__Short task__. List each line in which the string "this" appears.

__Material supplied__.
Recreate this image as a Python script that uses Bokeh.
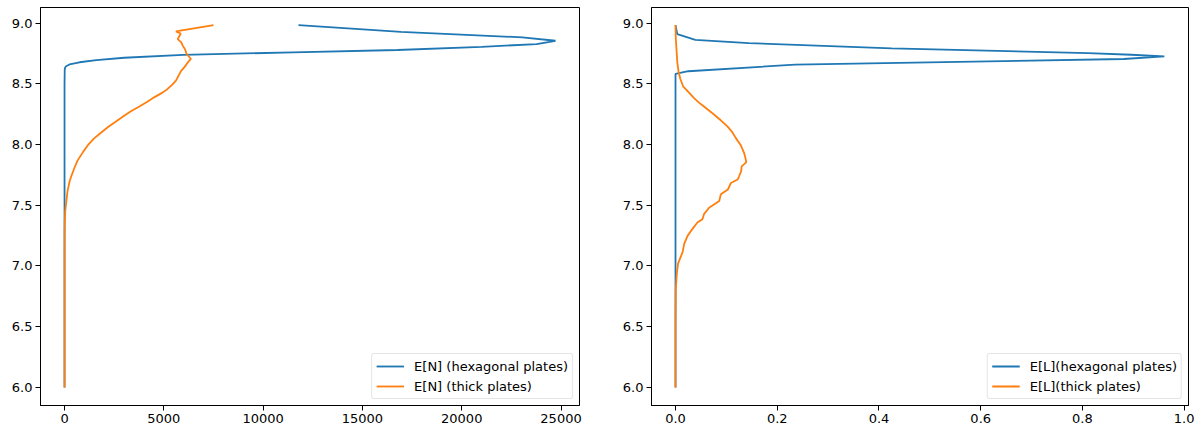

...

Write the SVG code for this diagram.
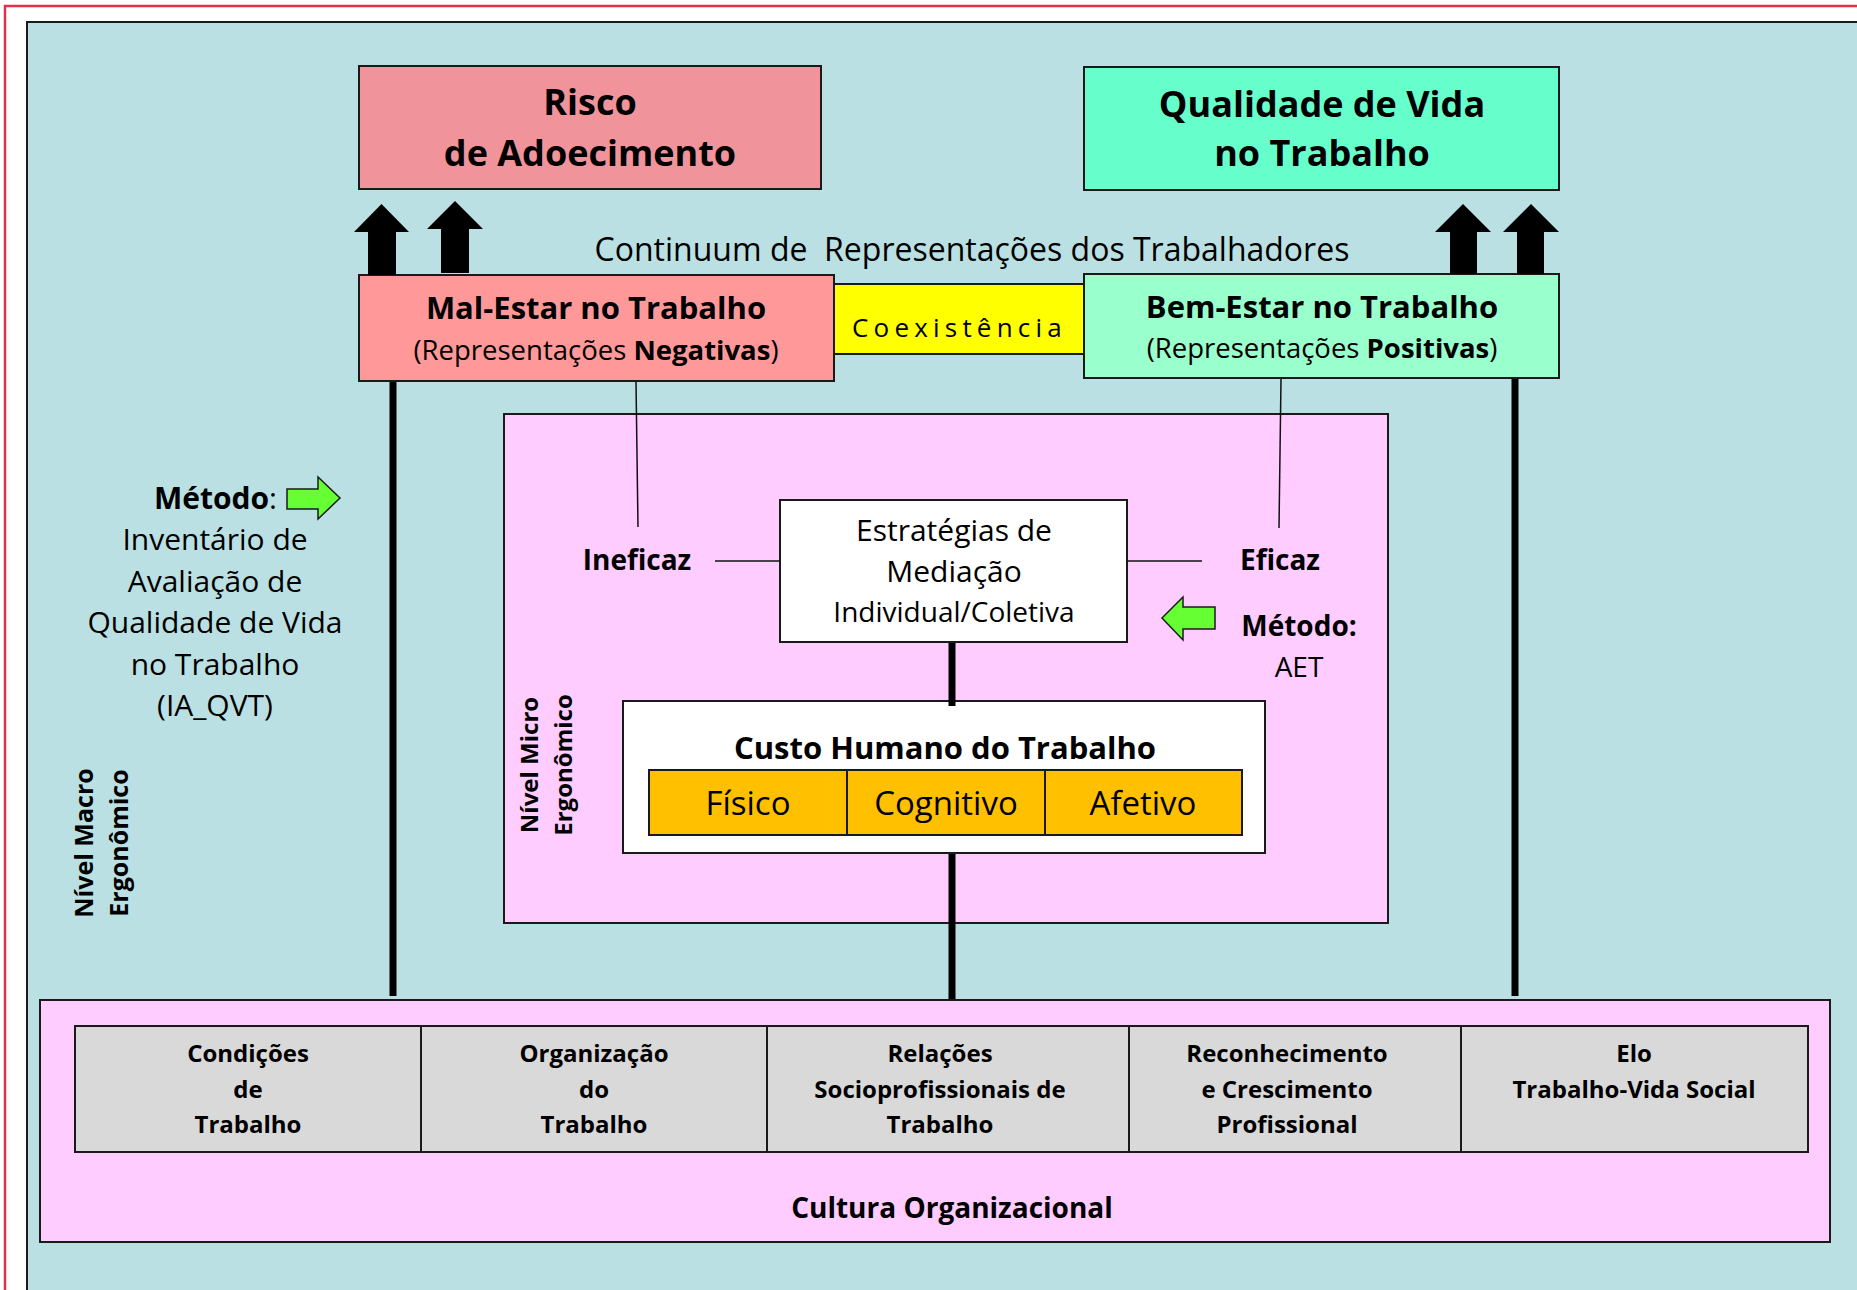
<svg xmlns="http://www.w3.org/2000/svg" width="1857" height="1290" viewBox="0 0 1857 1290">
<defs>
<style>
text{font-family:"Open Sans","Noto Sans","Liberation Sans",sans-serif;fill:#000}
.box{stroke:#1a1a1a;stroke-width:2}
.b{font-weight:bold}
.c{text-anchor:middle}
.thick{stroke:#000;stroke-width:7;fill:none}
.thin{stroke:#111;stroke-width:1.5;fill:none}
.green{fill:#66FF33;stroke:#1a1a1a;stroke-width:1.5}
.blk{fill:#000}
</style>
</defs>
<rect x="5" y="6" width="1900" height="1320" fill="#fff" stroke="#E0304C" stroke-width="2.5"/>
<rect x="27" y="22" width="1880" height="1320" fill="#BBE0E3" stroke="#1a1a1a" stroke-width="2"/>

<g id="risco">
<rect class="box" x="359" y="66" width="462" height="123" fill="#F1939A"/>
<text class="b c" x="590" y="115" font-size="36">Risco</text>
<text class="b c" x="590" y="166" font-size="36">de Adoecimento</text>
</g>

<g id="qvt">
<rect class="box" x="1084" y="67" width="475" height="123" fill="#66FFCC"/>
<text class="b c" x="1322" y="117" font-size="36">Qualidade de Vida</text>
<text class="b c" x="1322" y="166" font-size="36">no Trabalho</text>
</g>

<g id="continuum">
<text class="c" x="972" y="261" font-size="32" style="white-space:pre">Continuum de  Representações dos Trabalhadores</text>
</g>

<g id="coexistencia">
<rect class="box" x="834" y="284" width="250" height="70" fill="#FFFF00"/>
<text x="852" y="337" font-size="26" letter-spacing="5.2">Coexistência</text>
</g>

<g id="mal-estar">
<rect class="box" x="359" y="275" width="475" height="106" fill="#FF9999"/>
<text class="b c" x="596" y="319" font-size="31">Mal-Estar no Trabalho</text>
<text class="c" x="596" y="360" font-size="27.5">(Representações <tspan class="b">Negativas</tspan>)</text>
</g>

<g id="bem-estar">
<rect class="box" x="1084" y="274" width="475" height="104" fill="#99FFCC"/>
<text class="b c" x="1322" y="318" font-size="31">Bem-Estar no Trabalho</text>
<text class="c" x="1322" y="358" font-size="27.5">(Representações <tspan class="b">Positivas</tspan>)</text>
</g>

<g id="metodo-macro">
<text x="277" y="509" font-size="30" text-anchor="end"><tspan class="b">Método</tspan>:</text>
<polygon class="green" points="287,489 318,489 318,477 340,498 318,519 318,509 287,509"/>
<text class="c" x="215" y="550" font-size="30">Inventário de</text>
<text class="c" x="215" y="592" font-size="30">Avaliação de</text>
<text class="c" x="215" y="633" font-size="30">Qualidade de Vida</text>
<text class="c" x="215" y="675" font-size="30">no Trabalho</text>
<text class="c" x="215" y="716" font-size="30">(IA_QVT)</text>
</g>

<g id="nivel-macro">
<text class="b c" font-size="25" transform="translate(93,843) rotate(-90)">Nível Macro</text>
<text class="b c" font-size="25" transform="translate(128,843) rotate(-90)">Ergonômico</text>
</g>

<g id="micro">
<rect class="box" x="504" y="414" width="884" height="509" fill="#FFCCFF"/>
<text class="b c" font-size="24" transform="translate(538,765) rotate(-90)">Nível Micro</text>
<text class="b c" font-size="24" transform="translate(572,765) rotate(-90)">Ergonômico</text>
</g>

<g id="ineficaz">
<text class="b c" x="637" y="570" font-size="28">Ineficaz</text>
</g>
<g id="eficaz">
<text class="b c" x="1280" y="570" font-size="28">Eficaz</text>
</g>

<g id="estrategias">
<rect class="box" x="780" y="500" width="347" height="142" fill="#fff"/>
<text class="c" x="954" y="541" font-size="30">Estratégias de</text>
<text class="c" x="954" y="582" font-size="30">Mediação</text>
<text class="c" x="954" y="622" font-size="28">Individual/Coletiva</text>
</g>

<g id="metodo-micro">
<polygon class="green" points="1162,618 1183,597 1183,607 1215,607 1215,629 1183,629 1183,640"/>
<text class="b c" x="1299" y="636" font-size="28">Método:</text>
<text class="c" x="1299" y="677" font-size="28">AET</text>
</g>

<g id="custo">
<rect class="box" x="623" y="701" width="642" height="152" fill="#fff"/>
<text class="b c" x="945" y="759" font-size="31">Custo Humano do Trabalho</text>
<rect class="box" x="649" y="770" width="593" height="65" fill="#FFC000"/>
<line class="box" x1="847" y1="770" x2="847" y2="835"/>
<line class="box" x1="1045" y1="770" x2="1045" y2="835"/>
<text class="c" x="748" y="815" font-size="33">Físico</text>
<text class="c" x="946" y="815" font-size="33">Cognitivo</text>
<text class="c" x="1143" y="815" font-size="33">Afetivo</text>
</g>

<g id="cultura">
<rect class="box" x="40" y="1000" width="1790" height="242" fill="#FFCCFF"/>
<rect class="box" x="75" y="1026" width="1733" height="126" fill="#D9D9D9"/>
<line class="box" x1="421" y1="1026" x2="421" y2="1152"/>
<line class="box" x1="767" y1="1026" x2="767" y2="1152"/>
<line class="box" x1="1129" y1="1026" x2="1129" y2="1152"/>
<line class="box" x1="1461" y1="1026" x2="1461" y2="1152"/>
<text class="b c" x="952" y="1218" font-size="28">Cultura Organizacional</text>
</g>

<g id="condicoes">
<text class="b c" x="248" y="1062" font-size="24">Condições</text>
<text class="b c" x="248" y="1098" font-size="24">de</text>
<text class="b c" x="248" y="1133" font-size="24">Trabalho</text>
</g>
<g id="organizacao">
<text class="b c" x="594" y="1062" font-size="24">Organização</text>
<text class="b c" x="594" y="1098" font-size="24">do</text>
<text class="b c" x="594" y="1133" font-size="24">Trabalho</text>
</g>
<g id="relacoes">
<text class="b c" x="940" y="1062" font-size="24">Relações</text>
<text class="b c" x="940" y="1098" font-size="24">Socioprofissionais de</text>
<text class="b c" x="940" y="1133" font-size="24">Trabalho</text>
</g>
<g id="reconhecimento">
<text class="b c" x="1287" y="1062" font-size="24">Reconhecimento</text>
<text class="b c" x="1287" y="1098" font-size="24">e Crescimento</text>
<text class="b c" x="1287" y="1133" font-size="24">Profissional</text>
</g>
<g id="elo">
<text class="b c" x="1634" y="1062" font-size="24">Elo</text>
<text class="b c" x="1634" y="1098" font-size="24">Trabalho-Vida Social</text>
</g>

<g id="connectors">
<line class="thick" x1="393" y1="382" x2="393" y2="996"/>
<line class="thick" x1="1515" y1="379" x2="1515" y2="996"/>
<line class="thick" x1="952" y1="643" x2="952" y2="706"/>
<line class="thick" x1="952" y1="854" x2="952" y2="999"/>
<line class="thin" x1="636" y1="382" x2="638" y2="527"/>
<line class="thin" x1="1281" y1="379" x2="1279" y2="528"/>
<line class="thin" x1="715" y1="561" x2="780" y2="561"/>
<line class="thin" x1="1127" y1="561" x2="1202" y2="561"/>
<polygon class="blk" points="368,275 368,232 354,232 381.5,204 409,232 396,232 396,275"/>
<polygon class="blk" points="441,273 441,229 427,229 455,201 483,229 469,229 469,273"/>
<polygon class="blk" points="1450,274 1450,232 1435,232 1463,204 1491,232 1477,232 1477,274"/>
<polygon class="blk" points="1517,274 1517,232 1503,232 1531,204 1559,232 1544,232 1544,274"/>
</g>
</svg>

---

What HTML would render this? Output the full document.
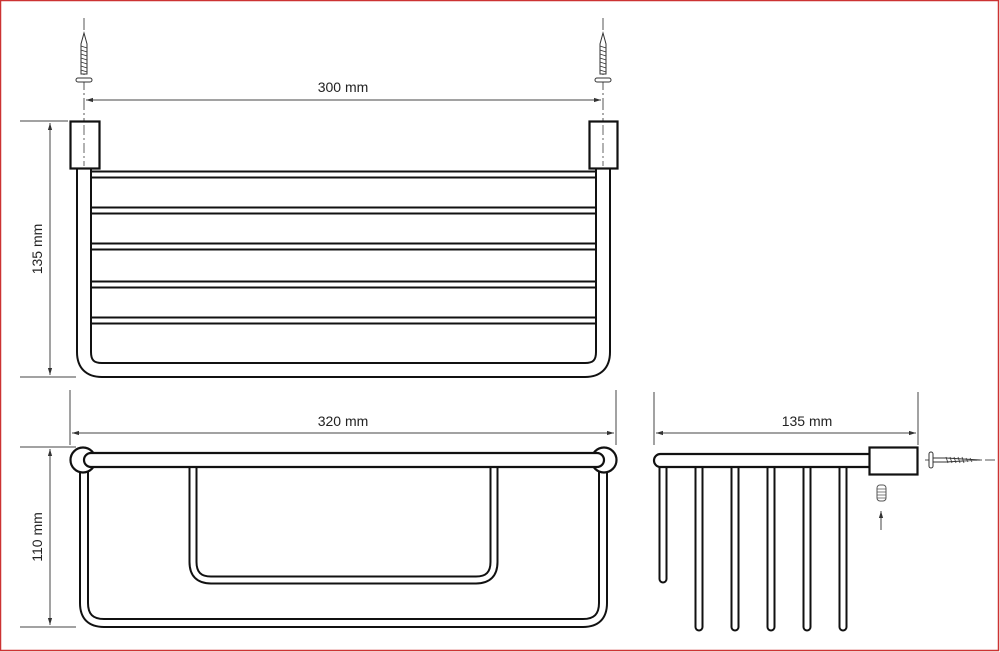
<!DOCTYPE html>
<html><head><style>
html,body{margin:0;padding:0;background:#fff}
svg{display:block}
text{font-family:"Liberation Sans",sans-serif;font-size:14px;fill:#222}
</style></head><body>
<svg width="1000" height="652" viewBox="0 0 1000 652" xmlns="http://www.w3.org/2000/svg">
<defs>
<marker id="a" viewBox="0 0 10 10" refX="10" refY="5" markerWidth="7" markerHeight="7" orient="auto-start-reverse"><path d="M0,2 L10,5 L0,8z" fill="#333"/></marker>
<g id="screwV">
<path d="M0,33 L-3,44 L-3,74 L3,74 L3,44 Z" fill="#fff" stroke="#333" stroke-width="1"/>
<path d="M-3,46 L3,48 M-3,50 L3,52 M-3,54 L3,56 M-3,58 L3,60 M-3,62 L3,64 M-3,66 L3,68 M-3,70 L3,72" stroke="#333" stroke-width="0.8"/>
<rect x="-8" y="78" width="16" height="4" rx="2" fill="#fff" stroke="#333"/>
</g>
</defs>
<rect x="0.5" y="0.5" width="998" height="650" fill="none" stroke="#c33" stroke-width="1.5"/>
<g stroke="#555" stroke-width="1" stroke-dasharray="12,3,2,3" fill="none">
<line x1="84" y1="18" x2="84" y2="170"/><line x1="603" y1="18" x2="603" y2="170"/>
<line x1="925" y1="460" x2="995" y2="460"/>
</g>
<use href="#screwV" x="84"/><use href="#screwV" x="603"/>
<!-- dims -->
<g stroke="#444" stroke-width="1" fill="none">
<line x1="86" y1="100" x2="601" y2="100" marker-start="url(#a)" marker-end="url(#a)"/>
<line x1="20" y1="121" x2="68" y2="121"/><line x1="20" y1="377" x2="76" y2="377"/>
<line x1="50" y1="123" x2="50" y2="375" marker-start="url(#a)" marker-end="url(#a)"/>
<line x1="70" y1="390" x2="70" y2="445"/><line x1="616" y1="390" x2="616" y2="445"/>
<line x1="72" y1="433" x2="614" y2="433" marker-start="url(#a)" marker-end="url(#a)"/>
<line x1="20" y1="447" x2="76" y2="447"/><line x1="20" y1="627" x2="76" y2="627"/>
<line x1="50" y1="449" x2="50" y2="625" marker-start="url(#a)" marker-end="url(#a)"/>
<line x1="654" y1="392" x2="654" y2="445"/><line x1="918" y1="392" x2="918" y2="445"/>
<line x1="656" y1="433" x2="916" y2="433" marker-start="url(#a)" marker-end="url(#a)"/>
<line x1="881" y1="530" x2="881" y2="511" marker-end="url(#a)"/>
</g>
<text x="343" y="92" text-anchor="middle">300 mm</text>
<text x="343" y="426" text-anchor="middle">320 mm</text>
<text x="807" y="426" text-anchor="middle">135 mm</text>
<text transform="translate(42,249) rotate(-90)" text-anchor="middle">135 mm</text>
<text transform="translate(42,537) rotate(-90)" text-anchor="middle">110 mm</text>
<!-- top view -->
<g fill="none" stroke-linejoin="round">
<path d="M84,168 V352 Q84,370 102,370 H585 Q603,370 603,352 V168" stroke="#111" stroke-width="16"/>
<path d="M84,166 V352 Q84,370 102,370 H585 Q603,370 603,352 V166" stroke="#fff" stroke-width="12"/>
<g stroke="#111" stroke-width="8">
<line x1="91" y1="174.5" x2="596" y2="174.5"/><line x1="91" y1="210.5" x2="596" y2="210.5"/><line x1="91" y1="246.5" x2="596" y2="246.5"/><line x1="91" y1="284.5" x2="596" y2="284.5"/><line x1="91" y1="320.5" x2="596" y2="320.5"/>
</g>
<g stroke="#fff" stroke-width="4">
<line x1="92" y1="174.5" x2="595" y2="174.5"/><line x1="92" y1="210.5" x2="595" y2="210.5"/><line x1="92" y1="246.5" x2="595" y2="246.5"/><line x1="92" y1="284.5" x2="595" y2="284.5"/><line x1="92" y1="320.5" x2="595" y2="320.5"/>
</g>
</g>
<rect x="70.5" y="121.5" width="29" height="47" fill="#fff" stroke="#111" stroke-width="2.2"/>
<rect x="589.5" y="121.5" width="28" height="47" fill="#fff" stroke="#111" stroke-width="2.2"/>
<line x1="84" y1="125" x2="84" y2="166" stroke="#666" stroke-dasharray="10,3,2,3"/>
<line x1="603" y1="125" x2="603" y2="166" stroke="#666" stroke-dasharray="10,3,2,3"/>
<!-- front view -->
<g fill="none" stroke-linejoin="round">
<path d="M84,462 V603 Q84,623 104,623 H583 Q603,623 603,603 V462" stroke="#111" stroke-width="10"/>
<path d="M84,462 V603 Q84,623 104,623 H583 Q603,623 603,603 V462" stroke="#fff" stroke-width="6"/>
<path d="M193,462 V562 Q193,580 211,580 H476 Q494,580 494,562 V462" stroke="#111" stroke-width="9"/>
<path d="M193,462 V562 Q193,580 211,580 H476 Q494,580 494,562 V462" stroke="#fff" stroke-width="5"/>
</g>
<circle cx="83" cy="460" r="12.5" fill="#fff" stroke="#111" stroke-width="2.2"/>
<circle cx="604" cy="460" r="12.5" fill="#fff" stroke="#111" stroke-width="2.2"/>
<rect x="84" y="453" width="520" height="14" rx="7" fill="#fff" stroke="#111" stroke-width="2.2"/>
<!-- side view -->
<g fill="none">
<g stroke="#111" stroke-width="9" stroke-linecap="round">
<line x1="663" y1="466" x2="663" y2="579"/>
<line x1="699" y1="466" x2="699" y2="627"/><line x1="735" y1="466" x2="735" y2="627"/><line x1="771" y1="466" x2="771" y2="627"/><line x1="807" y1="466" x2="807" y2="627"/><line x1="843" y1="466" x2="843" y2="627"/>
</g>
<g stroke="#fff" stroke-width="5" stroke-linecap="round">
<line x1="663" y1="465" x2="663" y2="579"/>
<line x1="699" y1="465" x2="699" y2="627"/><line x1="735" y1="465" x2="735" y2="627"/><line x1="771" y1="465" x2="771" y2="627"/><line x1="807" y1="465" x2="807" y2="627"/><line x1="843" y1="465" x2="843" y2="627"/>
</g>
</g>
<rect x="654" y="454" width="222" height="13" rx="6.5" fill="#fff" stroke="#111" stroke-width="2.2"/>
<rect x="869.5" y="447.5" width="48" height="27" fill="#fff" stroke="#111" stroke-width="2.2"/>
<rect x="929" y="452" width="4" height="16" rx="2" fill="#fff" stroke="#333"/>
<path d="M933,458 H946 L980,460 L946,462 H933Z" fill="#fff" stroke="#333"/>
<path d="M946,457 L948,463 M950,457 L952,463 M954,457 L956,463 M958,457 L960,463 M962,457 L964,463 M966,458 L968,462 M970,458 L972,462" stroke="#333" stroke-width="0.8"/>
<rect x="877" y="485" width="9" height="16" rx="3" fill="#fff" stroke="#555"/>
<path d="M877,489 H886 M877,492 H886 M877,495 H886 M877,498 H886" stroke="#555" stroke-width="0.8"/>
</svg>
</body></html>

__Result of the task__.
Recreate this image as a Python script that uses Bokeh.
Write the SVG code for this diagram.
What HTML would render this? Output the full document.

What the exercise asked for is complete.